The intrigue: Some climate scientists and meteorologists told Axios they are looking toward the coming months to a year or more with trepidation and curiosity, given that the oceans already are record-warm going into the event, and are now likely to get even warmer.
- “The global oceans are very warm right now and I’m afraid that this is putting us into territory that we don’t have much experience with,” Michelle L'Heureux, chief of Climate Prediction Center's El Niño-Southern Oscillation team, said in an interview.
- And on land, scorching heat waves have struck large swaths of Asia this spring, while Canada is amid what is likely to be its worst wildfire season on record.
- Fires burning in Quebec turned the skies in New York City a bright, otherworldly orange on Wednesday.
- Given that El Niño years tend to yield global temperature milestones and are associated with notable extreme weather and climate events, L'Heureux said this event could provide a preview of what our typical climate will look like in a decade or two as warming continues.
- “It is a little bit nerve-wracking,” she said.
Of note: The natural climate phenomenon now occurs against a backdrop of a rapidly warming planet being worsened by human emissions of fossil fuels. It makes the evolution and impacts more uncertain — and potentially more significant, experts told Axios.
- NOAA's Climate Prediction Center forecasts this El Niño has an 84% likelihood of exceeding moderate intensity and a 56% chance of reaching "strong" criteria.
Between the lines: Zeke Hausfather, climate research lead at payments company Stripe, said that El Niño's development means there is about a 30% to 50% chance that 2023 will set a record for the warmest year in instrument records, which date back to 1850.

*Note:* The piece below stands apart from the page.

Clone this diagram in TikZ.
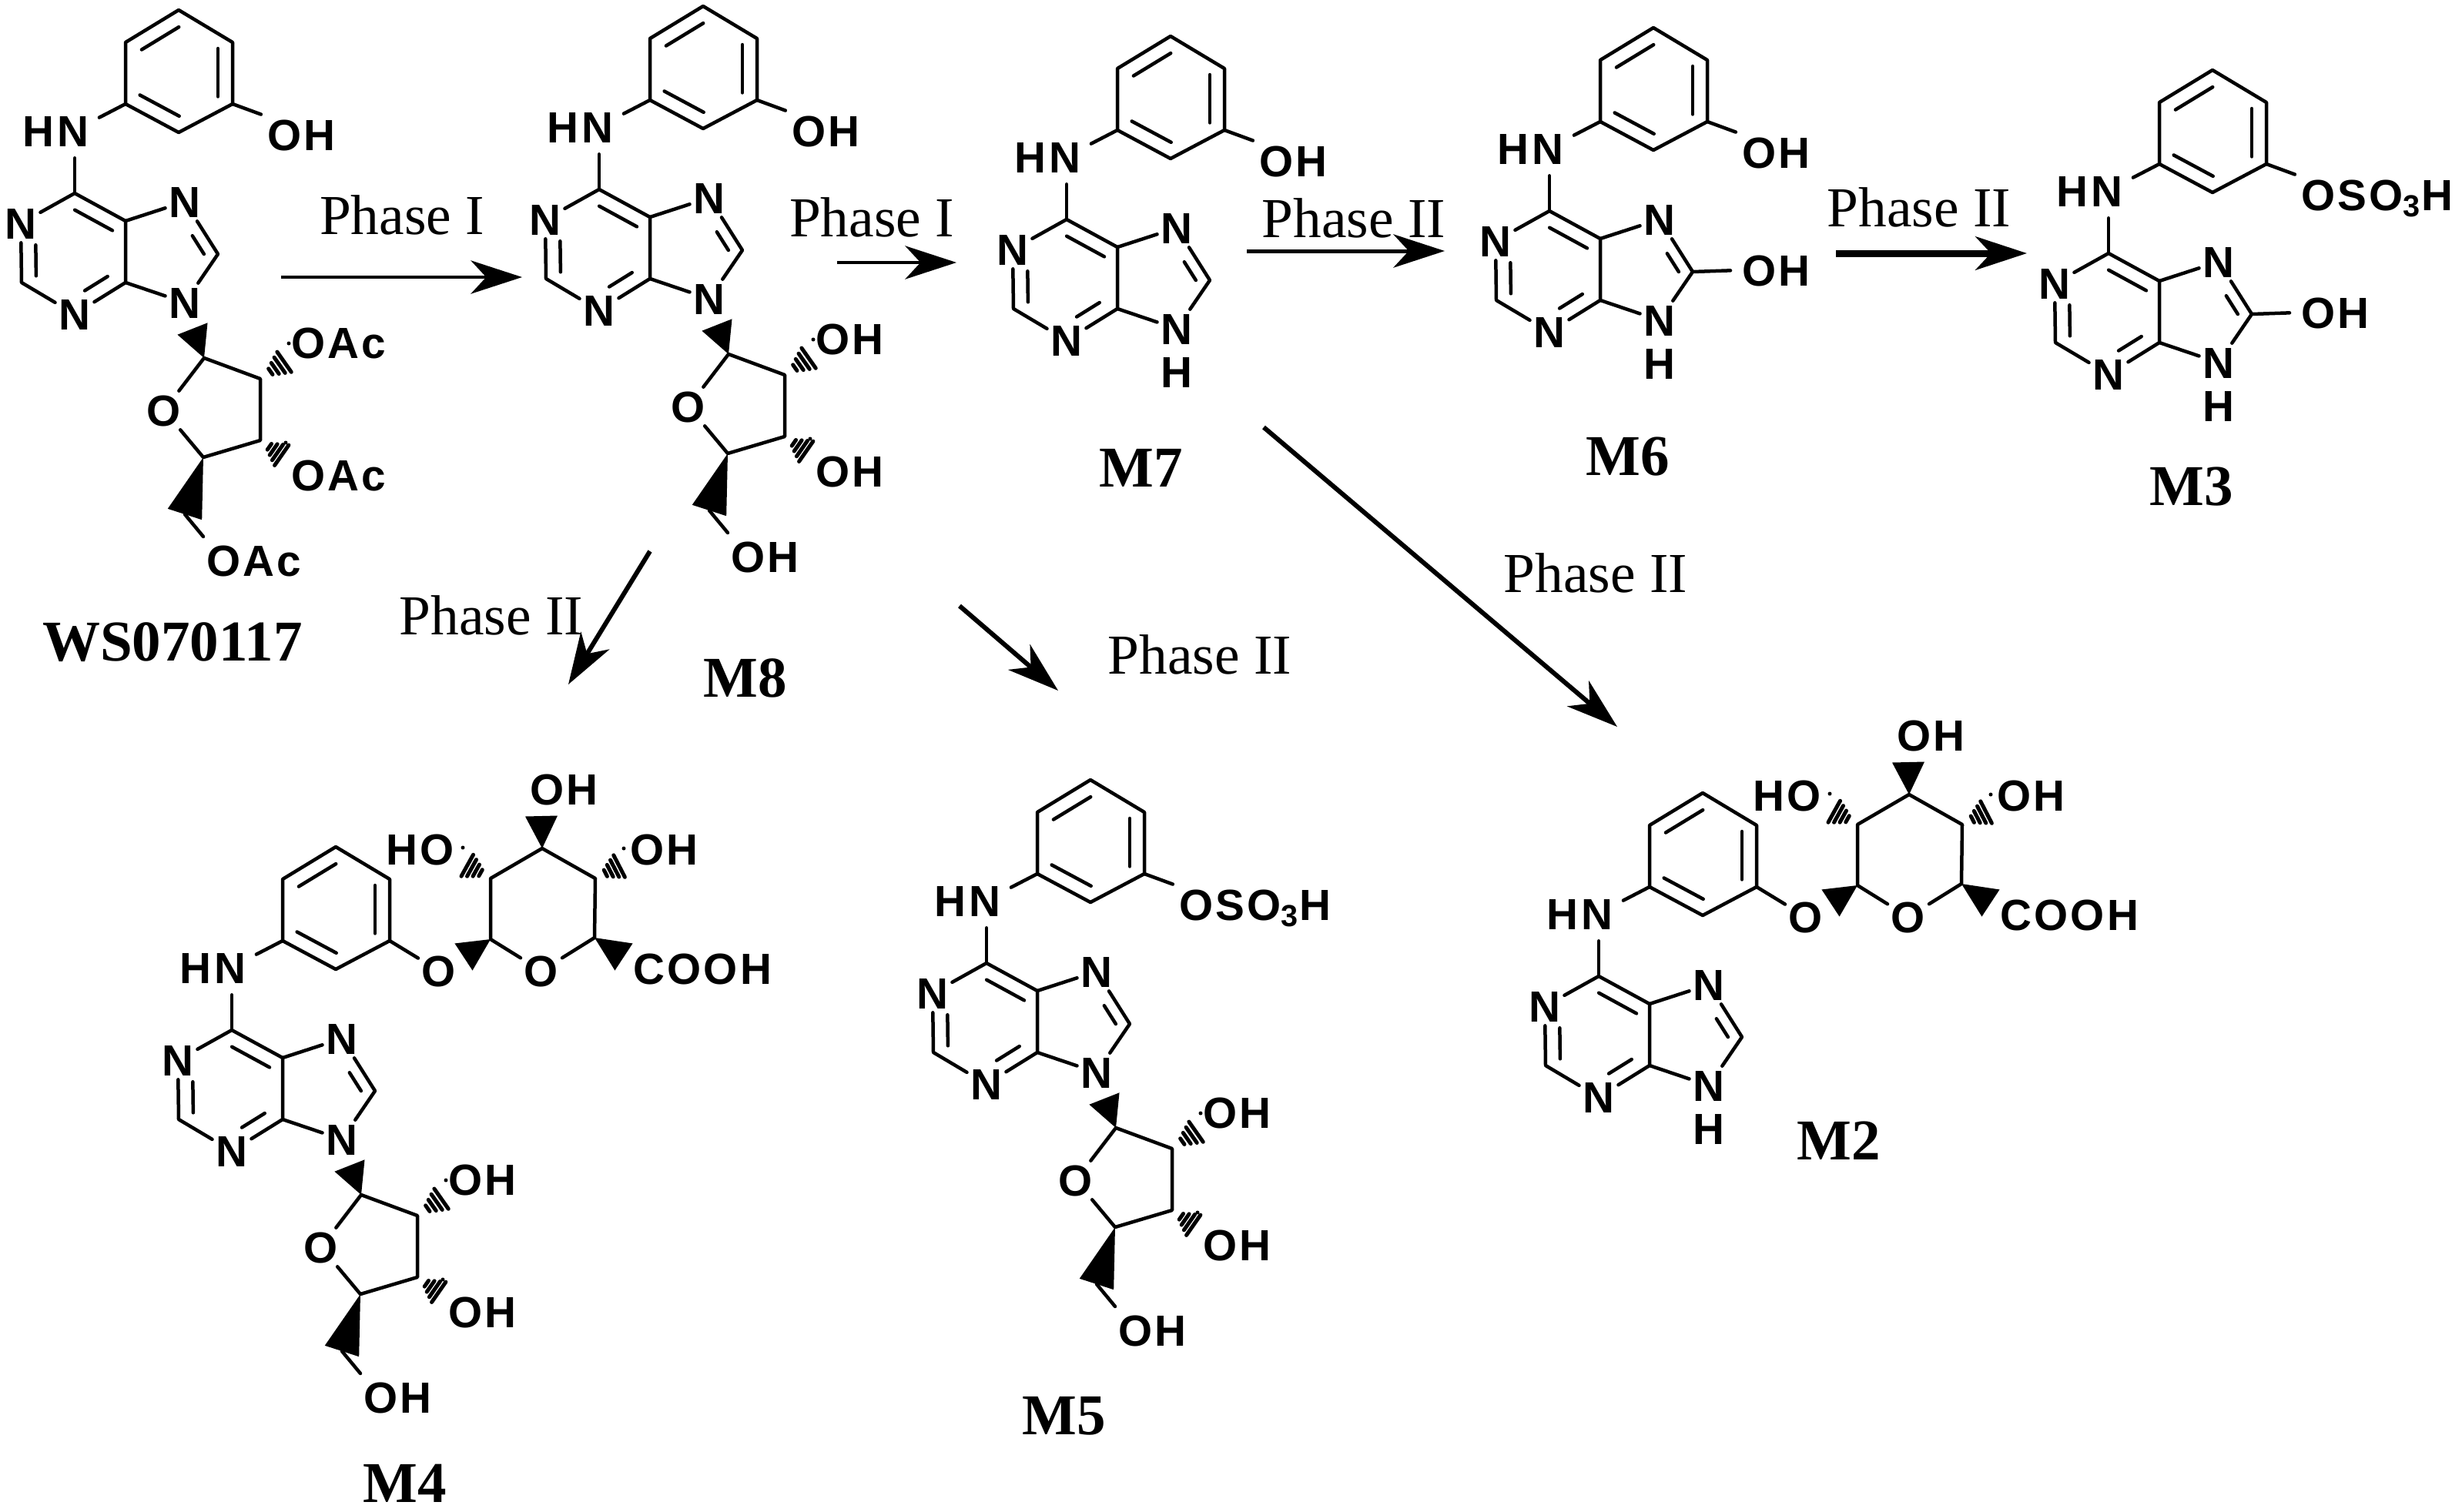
\documentclass[tikz,border=0pt]{standalone}
\usepackage{fontspec}
\setmainfont{Liberation Serif}
\newfontfamily\atomfont[LetterSpace=6]{Liberation Sans}
\usetikzlibrary{arrows.meta,calc}
\newcommand{\innerbond}[6][5.7pt]{\draw[bond] ($(#2)!#4!(#3)!#1!#6:(#3)$) -- ($(#2)!#5!(#3)!#1!#6:(#3)$);}
\newcommand{\solidwedge}[3][6.3pt]{\fill ($(#3)!#1!90:(#2)$) -- ($(#3)!#1!-90:(#2)$) -- (#2) -- cycle;}
\newcommand{\hashwedge}[2]{\foreach \f/\w in {.36/1.4pt,.52/2.6pt,.68/3.7pt,.84/4.8pt,1/6pt}
	\draw[hash] ($(#1)!\f!(#2)!\w!90:(#2)$) -- ($(#1)!\f!(#2)!\w!-90:(#2)$);}
\tikzset{
	bond/.style={
		line width=1.35pt,
		line cap=round,
		line join=round
	},
	hash/.style={
		line width=1.5pt,
		line cap=round
	},
	atom/.style={
		font=\atomfont\bfseries\fontsize{17}{20}\selectfont,
		inner sep=1.3pt,
		text height=12.2pt,
		text depth=0pt
	},
	molname/.style={
		font=\bfseries\fontsize{22.5}{26}\selectfont,
		inner sep=0pt
	},
	phase/.style={
		font=\fontsize{22}{26}\selectfont,
		inner sep=0pt
	},
	reaction/.style={
		line width=#1,
		-{Stealth[length=20pt,width=13pt,inset=6pt]}
	},
	pics/aminopurine/.style={code={
		\node[atom] (N1) at (-70,39) {N};
		\node[atom] (N3) at (0,157) {N};
		\node[atom] (N7) at (143,11) {N};
		\node[atom] (N9) at (143,142) {N};
		\node[atom,anchor=east] (NH) at (23,-81) {HN};
		\coordinate (C6) at (0,0);
		\coordinate (C5) at (66,36);
		\coordinate (C4) at (66,116);
		\coordinate (C2) at (-69,116);
		\coordinate (C8) at (186,79);
		\coordinate (C1p) at (66,-116);
		\coordinate (C2p) at (66,-196);
		\coordinate (C3p) at (135,-238);
		\coordinate (C4p) at (205,-196);
		\coordinate (C5p) at (205,-116);
		\coordinate (C6p) at (135,-79);
		\draw[bond] (C6) -- (C5) -- (C4) -- (N3) -- (C2) -- (N1) -- (C6);
		\draw[bond] (C5) -- (N7) -- (C8) -- (N9) -- (C4);
		\draw[bond] (C1p) -- (C2p) -- (C3p) -- (C4p) -- (C5p) -- (C6p) -- cycle;
		\draw[bond,shorten >=3pt] (C6) -- (NH.south -| C6);
		\draw[bond,shorten >=3pt] (C1p) -- (NH.15);
		\innerbond{C6}{C5}{.14}{.88}{-90}
		\innerbond{C4}{N3}{.2}{.65}{-90}
		\innerbond{C2}{N1}{.11}{.63}{-90}
		\innerbond[4.6pt]{C8}{N7}{.12}{.47}{90}
		\innerbond{C2p}{C3p}{.16}{.86}{-90}
		\innerbond{C4p}{C5p}{.1}{.88}{-90}
		\innerbond{C6p}{C1p}{.12}{.86}{-90}
	}},
	pics/aryloxy/.style={code={
		\node[atom,anchor=west] (Oa) at (245,-76) {#1};
		\draw[bond,shorten >=1pt] (C5p) -- (Oa.north west);
	}},
	pics/nineh/.style={code={
		\node[atom] (H9) at (143,198) {H};
	}},
	pics/eightoh/.style={code={
		\node[atom,anchor=west] (O8) at (245,77) {OH};
		\draw[bond,shorten >=3pt] (C8) -- (O8.west);
	}},
	pics/ribose/.style={code={
		\node[atom] (Or) at (116,282) {O};
		\node[atom,anchor=west] (O2r) at (276,194) {#1};
		\node[atom,anchor=west] (O3r) at (276,366) {#1};
		\node[atom,anchor=west] (O5r) at (166,477) {#1};
		\coordinate (C1r) at (168,214);
		\coordinate (C2r) at (241,241);
		\coordinate (C3r) at (241,321);
		\coordinate (C4r) at (167,343);
		\coordinate (C5r) at (143,417);
		\coordinate (E5r) at (167,446);
		\coordinate (W1r) at (153,176);
		\coordinate (H2r) at (278,215);
		\coordinate (H3r) at (274,344);
		\draw[bond] (Or) -- (C1r) -- (C2r) -- (C3r) -- (C4r) -- (Or);
		\draw[bond] (C5r) -- (E5r);
		\solidwedge{C1r}{W1r}
		\solidwedge[7pt]{C4r}{C5r}
		\hashwedge{C2r}{H2r}
		\hashwedge{C3r}{H3r}
	}},
	pics/glucuronide/.style={code={
		\node[atom] (Og) at (269,-77) {O};
		\node[atom] (Or) at (402,-77) {O};
		\node[atom,anchor=west] (Cx) at (516,-80) {COOH};
		\node[atom,anchor=west] (O3g) at (382,-313) {OH};
		\node[atom,anchor=east] (O2g) at (294,-235) {HO};
		\node[atom,anchor=west] (O4g) at (512,-235) {OH};
		\coordinate (C1g) at (336,-118);
		\coordinate (C2g) at (336,-197);
		\coordinate (C3g) at (403,-236);
		\coordinate (C4g) at (472,-197);
		\coordinate (C5g) at (471,-120);
		\coordinate (W1g) at (301,-95);
		\coordinate (W3g) at (402,-278);
		\coordinate (W5g) at (509,-95);
		\coordinate (H2g) at (300,-217);
		\coordinate (H4g) at (509,-216);
		\draw[bond] (Or) -- (C1g) -- (C2g) -- (C3g) -- (C4g) -- (C5g) -- (Or);
		\draw[bond] (C5p) -- (Og);
		\solidwedge{C1g}{W1g}
		\solidwedge{C3g}{W3g}
		\solidwedge{C5g}{W5g}
		\hashwedge{C2g}{H2g}
		\hashwedge{C4g}{H4g}
	}},
}
\begin{document}
\begin{tikzpicture}[x=0.3pt,y=-0.3pt]
	\useasboundingbox (0,0) rectangle (3197,1963);
	\coordinate (posws) at (97,251);
	\coordinate (posmviii) at (778,246);
	\coordinate (posmvii) at (1385,285);
	\coordinate (posmvi) at (2012,274);
	\coordinate (posmiii) at (2738,329);
	\coordinate (posmiv) at (301,1338);
	\coordinate (posmv) at (1281,1251);
	\coordinate (posmii) at (2076,1268);

	\foreach \mol in {ws,mviii,mvii,mvi,miii,miv,mv,mii}
		\pic (\mol) at (pos\mol) {aminopurine};

	\pic (ws) at (posws) {aryloxy={OH}};
	\pic (ws) at (posws) {ribose={OAc}};
	\pic (mviii) at (posmviii) {aryloxy={OH}};
	\pic (mviii) at (posmviii) {ribose={OH}};
	\pic (mvii) at (posmvii) {aryloxy={OH}};
	\pic (mvii) at (posmvii) {nineh};
	\pic (mvi) at (posmvi) {aryloxy={OH}};
	\pic (mvi) at (posmvi) {nineh};
	\pic (mvi) at (posmvi) {eightoh};
	\pic (miii) at (posmiii) {aryloxy={OSO\textsubscript{3}H}};
	\pic (miii) at (posmiii) {nineh};
	\pic (miii) at (posmiii) {eightoh};
	\pic (miv) at (posmiv) {glucuronide};
	\pic (miv) at (posmiv) {ribose={OH}};
	\pic (mv) at (posmv) {aryloxy={OSO\textsubscript{3}H}};
	\pic (mv) at (posmv) {ribose={OH}};
	\pic (mii) at (posmii) {glucuronide};
	\pic (mii) at (posmii) {nineh};

	\node[molname] (nws) at (224,834) {WS070117};
	\node[molname] (nmviii) at (968,881) {M8};
	\node[molname] (nmvii) at (1482,608) {M7};
	\node[molname] (nmvi) at (2114,593) {M6};
	\node[molname] (nmiii) at (2846,632) {M3};
	\node[molname] (nmiv) at (526,1927) {M4};
	\node[molname] (nmv) at (1382,1839) {M5};
	\node[molname] (nmii) at (2388,1482) {M2};

	\node[phase] (pa) at (522,279) {Phase I};
	\node[phase] (pb) at (1132,282) {Phase I};
	\node[phase] (pc) at (1758,283) {Phase II};
	\node[phase] (pd) at (2492,269) {Phase II};
	\node[phase] (pe) at (2072,744) {Phase II};
	\node[phase] (pf) at (638,799) {Phase II};
	\node[phase] (pg) at (1558,850) {Phase II};

	\coordinate (aas) at (365,360);
	\coordinate (aae) at (678,360);
	\coordinate (abs) at (1087,341);
	\coordinate (abe) at (1242,341);
	\coordinate (acs) at (1619,326);
	\coordinate (ace) at (1876,326);
	\coordinate (ads) at (2384,329);
	\coordinate (ade) at (2632,329);
	\coordinate (aes) at (1641,555);
	\coordinate (aee) at (2100,944);
	\coordinate (afs) at (844,716);
	\coordinate (afe) at (738,889);
	\coordinate (ags) at (1246,787);
	\coordinate (age) at (1374,897);

	\draw[reaction=1pt] (aas) -- (aae);
	\draw[reaction=1.2pt] (abs) -- (abe);
	\draw[reaction=1.5pt] (acs) -- (ace);
	\draw[reaction=2.7pt] (ads) -- (ade);
	\draw[reaction=1.8pt] (aes) -- (aee);
	\draw[reaction=1.8pt] (afs) -- (afe);
	\draw[reaction=1.8pt] (ags) -- (age);
\end{tikzpicture}
\end{document}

- However, 2024 is even more likely to do so, provided the El Niño continues to develop and strengthen.
- Kim Cobb, director of the Institute at Brown for Environment and Society who is the first climate scientist to sit on the president's intelligence advisory board, said the next annual temperature record may be considerably higher than 2016's.
- "A new global temperature record is by no means an unusual occurrence of late, but I suspect the magnitude of any new El Niño-related new record may be shocking to many, as it was in 2016," Cobb said in an email.
Yes, but: While it's clear that ocean temperatures and atmospheric conditions now support the El Niño designation, it is not guaranteed to continue developing into a long-lasting event, L'Heureux cautioned.
- In fact, the extraordinarily warm sea surface temperatures present across the tropical Pacific Ocean could complicate its intensification, since typically the waters in the western Pacific are cooler than they are now. That affects weather patterns in the central and eastern Pacific integral to El Niño's progression.
- “It also makes me wonder how the event is going to unfold going forward,” she said, noting the record-warm oceans have the potential to cause a "black swan" outcome.
What they're saying: Cobb said she is particularly concerned about El Niño's ocean-related effects.
- "Going into this El Niño with record-breaking ocean temperatures in many basins is worrying, from the standpoint of marine ecosystems, given that this El Niño will drive additional ocean warming," Cobb said.
- "Many ecosystems, including many coral reefs, are still reeling from the impacts of the 2016 El Nino-related marine heat waves."